Leave out the pictures and repeat the data exactly.

*** DATA LINES ***

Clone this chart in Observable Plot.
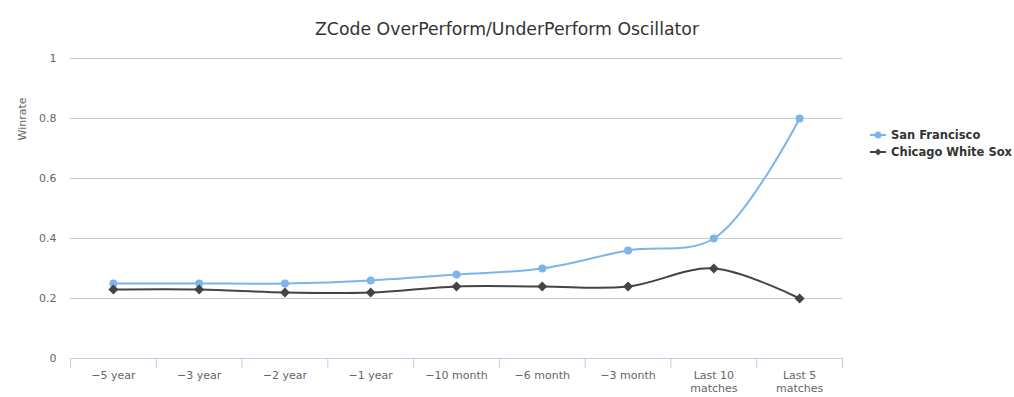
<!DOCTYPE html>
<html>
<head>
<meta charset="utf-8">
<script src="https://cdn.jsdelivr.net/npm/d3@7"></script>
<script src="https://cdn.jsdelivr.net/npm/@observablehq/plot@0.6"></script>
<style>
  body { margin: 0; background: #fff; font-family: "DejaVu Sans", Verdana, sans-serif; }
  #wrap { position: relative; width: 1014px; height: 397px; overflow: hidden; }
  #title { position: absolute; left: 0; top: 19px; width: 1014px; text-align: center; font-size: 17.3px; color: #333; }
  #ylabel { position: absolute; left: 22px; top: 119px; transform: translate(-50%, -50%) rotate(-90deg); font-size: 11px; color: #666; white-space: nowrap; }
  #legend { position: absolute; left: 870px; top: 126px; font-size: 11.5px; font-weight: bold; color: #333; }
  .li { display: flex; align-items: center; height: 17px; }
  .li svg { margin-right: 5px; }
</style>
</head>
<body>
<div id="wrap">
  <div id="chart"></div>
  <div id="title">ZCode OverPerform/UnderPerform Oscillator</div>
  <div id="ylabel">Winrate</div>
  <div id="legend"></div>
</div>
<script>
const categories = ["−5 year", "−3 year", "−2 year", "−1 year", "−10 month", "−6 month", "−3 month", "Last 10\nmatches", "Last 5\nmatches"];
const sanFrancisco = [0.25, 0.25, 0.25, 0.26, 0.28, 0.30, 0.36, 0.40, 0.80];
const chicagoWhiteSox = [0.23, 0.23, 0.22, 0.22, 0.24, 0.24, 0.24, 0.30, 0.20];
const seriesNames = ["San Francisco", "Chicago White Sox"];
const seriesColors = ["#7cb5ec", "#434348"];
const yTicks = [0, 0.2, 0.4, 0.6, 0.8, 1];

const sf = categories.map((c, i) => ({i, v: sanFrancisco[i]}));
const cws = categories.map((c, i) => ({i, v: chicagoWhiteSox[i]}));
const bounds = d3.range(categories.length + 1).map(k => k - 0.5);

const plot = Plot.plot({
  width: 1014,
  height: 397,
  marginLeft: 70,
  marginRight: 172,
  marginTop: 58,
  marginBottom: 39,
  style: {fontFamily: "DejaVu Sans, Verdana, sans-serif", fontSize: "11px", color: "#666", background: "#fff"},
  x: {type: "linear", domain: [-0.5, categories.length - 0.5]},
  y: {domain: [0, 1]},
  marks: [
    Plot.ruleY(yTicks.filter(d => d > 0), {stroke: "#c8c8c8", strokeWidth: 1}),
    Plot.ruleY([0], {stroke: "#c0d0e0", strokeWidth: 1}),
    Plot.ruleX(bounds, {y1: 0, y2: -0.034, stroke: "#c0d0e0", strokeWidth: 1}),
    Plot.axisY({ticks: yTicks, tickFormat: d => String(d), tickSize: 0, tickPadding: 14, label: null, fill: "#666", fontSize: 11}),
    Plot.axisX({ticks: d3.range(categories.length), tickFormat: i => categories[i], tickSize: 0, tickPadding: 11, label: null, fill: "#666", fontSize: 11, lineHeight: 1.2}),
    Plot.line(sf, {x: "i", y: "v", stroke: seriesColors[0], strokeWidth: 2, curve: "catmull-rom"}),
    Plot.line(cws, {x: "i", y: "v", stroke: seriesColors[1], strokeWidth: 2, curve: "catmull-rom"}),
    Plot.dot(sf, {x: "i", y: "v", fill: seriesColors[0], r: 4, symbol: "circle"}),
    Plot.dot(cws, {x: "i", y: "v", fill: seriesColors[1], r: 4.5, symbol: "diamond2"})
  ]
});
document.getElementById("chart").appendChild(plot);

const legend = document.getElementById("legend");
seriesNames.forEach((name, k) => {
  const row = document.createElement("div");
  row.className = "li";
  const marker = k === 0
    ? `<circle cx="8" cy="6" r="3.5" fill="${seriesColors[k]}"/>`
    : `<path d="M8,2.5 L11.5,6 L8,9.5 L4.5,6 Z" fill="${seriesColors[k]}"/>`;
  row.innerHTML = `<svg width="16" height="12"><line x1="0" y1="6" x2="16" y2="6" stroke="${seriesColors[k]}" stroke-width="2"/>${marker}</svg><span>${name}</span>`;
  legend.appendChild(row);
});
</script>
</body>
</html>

***

▸ **RESPONSE**
Clone this chart in Observable Plot.
<!DOCTYPE html>
<html>
<head>
<meta charset="utf-8">
<script src="https://cdn.jsdelivr.net/npm/d3@7"></script>
<script src="https://cdn.jsdelivr.net/npm/@observablehq/plot@0.6"></script>
<style>
  body { margin: 0; background: #fff; font-family: "DejaVu Sans", Verdana, sans-serif; }
  #wrap { position: relative; width: 1014px; height: 397px; overflow: hidden; }
  #title { position: absolute; left: 0; top: 19px; width: 1014px; text-align: center; font-size: 17.3px; color: #333; }
  #ylabel { position: absolute; left: 22px; top: 119px; transform: translate(-50%, -50%) rotate(-90deg); font-size: 11px; color: #666; white-space: nowrap; }
  #legend { position: absolute; left: 870px; top: 126px; font-size: 11.5px; font-weight: bold; color: #333; }
  .li { display: flex; align-items: center; height: 17px; }
  .li svg { margin-right: 5px; }
</style>
</head>
<body>
<div id="wrap">
  <div id="chart"></div>
  <div id="title">ZCode OverPerform/UnderPerform Oscillator</div>
  <div id="ylabel">Winrate</div>
  <div id="legend"></div>
</div>
<script>
const categories = ["−5 year", "−3 year", "−2 year", "−1 year", "−10 month", "−6 month", "−3 month", "Last 10\nmatches", "Last 5\nmatches"];
const sanFrancisco = [0.25, 0.25, 0.25, 0.26, 0.28, 0.30, 0.36, 0.40, 0.80];
const chicagoWhiteSox = [0.23, 0.23, 0.22, 0.22, 0.24, 0.24, 0.24, 0.30, 0.20];
const seriesNames = ["San Francisco", "Chicago White Sox"];
const seriesColors = ["#7cb5ec", "#434348"];
const yTicks = [0, 0.2, 0.4, 0.6, 0.8, 1];

const sf = categories.map((c, i) => ({i, v: sanFrancisco[i]}));
const cws = categories.map((c, i) => ({i, v: chicagoWhiteSox[i]}));
const bounds = d3.range(categories.length + 1).map(k => k - 0.5);

const plot = Plot.plot({
  width: 1014,
  height: 397,
  marginLeft: 70,
  marginRight: 172,
  marginTop: 58,
  marginBottom: 39,
  style: {fontFamily: "DejaVu Sans, Verdana, sans-serif", fontSize: "11px", color: "#666", background: "#fff"},
  x: {type: "linear", domain: [-0.5, categories.length - 0.5]},
  y: {domain: [0, 1]},
  marks: [
    Plot.ruleY(yTicks.filter(d => d > 0), {stroke: "#c8c8c8", strokeWidth: 1}),
    Plot.ruleY([0], {stroke: "#c0d0e0", strokeWidth: 1}),
    Plot.ruleX(bounds, {y1: 0, y2: -0.034, stroke: "#c0d0e0", strokeWidth: 1}),
    Plot.axisY({ticks: yTicks, tickFormat: d => String(d), tickSize: 0, tickPadding: 14, label: null, fill: "#666", fontSize: 11}),
    Plot.axisX({ticks: d3.range(categories.length), tickFormat: i => categories[i], tickSize: 0, tickPadding: 11, label: null, fill: "#666", fontSize: 11, lineHeight: 1.2}),
    Plot.line(sf, {x: "i", y: "v", stroke: seriesColors[0], strokeWidth: 2, curve: "catmull-rom"}),
    Plot.line(cws, {x: "i", y: "v", stroke: seriesColors[1], strokeWidth: 2, curve: "catmull-rom"}),
    Plot.dot(sf, {x: "i", y: "v", fill: seriesColors[0], r: 4, symbol: "circle"}),
    Plot.dot(cws, {x: "i", y: "v", fill: seriesColors[1], r: 4.5, symbol: "diamond2"})
  ]
});
document.getElementById("chart").appendChild(plot);

const legend = document.getElementById("legend");
seriesNames.forEach((name, k) => {
  const row = document.createElement("div");
  row.className = "li";
  const marker = k === 0
    ? `<circle cx="8" cy="6" r="3.5" fill="${seriesColors[k]}"/>`
    : `<path d="M8,2.5 L11.5,6 L8,9.5 L4.5,6 Z" fill="${seriesColors[k]}"/>`;
  row.innerHTML = `<svg width="16" height="12"><line x1="0" y1="6" x2="16" y2="6" stroke="${seriesColors[k]}" stroke-width="2"/>${marker}</svg><span>${name}</span>`;
  legend.appendChild(row);
});
</script>
</body>
</html>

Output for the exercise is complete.